*Objective:* Can you set down, exactly as they appear below, the lines from the opening of the material through the one bearing "0.046, 0.039, 0.033, 0.029, 0.026, 0.02, 0.015, 0.013, 0.012]", minus the pictures?

*Information supplied:*
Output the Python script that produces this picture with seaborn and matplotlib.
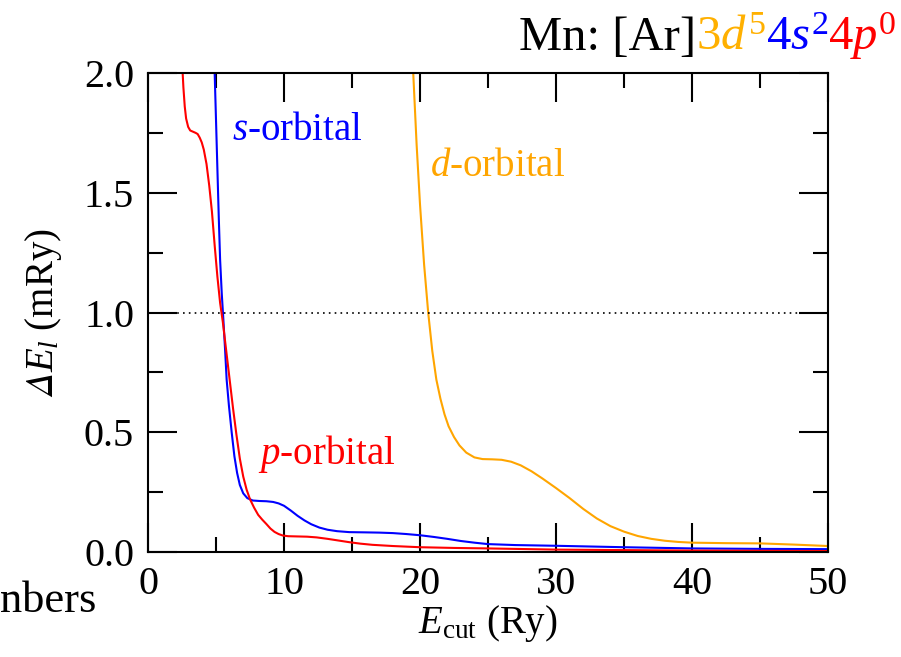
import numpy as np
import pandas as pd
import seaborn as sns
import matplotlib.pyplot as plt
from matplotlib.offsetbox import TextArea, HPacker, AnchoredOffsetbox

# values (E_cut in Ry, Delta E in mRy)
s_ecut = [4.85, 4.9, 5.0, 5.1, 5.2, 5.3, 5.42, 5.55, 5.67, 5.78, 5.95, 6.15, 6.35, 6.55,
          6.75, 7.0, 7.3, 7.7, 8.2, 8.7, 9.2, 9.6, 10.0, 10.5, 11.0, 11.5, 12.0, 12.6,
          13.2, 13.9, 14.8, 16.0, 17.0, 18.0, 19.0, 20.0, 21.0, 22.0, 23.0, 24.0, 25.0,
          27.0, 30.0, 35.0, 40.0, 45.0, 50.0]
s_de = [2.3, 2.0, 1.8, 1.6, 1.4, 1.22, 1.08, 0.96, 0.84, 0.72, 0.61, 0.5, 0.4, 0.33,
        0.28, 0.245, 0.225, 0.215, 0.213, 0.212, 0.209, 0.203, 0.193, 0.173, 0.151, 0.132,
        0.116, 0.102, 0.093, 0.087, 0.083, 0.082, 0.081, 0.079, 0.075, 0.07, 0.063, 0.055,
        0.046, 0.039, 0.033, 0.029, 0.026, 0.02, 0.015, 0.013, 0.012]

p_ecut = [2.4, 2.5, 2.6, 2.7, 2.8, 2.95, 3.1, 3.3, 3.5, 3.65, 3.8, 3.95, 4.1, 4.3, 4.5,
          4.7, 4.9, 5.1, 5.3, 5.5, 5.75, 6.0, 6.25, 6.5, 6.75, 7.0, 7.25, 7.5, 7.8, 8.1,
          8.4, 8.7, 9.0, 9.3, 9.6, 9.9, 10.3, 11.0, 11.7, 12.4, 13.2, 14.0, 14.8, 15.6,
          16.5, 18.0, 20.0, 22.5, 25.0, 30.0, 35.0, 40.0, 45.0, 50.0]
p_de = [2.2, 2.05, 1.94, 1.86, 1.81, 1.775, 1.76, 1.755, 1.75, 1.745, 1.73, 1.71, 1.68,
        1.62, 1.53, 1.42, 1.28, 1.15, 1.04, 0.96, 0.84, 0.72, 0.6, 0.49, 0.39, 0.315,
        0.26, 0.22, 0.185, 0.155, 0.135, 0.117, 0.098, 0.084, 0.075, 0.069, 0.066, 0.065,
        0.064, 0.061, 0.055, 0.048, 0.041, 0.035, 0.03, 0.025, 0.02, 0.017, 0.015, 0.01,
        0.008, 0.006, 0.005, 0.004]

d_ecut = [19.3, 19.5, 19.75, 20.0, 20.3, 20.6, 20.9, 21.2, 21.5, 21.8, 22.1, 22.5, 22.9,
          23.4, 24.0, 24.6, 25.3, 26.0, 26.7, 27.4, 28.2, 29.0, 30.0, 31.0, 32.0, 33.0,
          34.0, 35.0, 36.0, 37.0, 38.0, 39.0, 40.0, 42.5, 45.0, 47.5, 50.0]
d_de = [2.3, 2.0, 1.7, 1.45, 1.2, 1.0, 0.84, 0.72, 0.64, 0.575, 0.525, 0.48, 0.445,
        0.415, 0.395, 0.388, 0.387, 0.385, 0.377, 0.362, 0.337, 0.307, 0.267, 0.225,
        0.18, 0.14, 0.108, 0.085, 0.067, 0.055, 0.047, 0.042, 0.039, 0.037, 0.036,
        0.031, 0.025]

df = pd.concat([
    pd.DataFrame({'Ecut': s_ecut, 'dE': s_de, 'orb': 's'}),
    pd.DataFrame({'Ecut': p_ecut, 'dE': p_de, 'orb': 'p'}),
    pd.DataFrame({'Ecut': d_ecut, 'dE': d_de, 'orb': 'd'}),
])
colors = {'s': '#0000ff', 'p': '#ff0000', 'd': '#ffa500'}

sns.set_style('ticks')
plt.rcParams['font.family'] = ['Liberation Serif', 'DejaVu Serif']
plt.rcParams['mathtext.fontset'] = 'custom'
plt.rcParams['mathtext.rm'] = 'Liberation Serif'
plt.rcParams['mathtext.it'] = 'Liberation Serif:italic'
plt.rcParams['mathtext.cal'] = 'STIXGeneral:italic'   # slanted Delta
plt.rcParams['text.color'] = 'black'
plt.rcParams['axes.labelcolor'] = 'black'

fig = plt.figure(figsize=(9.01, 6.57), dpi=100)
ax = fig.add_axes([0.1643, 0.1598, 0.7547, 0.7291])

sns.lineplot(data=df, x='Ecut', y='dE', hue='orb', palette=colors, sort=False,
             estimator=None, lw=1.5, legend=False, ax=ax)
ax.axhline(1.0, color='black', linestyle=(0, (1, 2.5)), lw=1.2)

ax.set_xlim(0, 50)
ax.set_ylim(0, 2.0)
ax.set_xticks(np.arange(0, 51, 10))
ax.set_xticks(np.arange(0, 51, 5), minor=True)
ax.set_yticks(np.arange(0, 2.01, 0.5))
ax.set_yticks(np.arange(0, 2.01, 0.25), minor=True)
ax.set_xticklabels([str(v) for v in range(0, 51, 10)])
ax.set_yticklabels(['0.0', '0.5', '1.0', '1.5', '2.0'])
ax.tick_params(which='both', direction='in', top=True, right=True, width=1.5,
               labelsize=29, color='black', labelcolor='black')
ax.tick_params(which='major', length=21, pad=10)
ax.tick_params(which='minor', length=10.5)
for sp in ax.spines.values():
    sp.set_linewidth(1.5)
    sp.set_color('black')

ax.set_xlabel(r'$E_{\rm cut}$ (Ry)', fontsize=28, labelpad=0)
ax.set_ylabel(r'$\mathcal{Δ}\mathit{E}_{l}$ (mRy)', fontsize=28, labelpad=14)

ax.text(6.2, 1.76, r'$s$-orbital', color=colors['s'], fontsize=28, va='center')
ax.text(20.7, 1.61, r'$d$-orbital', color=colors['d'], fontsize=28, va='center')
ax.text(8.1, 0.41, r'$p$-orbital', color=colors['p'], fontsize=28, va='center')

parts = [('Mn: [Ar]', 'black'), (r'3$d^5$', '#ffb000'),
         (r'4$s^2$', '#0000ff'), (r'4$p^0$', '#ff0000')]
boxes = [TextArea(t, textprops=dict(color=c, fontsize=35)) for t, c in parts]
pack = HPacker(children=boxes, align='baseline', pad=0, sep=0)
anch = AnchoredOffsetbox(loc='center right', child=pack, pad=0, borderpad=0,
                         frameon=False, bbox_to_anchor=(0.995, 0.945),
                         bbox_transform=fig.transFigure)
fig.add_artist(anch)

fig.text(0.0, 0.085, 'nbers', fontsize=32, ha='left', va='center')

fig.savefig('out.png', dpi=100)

*Written response:*
Output the Python script that produces this picture with seaborn and matplotlib.
import numpy as np
import pandas as pd
import seaborn as sns
import matplotlib.pyplot as plt
from matplotlib.offsetbox import TextArea, HPacker, AnchoredOffsetbox

# values (E_cut in Ry, Delta E in mRy)
s_ecut = [4.85, 4.9, 5.0, 5.1, 5.2, 5.3, 5.42, 5.55, 5.67, 5.78, 5.95, 6.15, 6.35, 6.55,
          6.75, 7.0, 7.3, 7.7, 8.2, 8.7, 9.2, 9.6, 10.0, 10.5, 11.0, 11.5, 12.0, 12.6,
          13.2, 13.9, 14.8, 16.0, 17.0, 18.0, 19.0, 20.0, 21.0, 22.0, 23.0, 24.0, 25.0,
          27.0, 30.0, 35.0, 40.0, 45.0, 50.0]
s_de = [2.3, 2.0, 1.8, 1.6, 1.4, 1.22, 1.08, 0.96, 0.84, 0.72, 0.61, 0.5, 0.4, 0.33,
        0.28, 0.245, 0.225, 0.215, 0.213, 0.212, 0.209, 0.203, 0.193, 0.173, 0.151, 0.132,
        0.116, 0.102, 0.093, 0.087, 0.083, 0.082, 0.081, 0.079, 0.075, 0.07, 0.063, 0.055,
        0.046, 0.039, 0.033, 0.029, 0.026, 0.02, 0.015, 0.013, 0.012]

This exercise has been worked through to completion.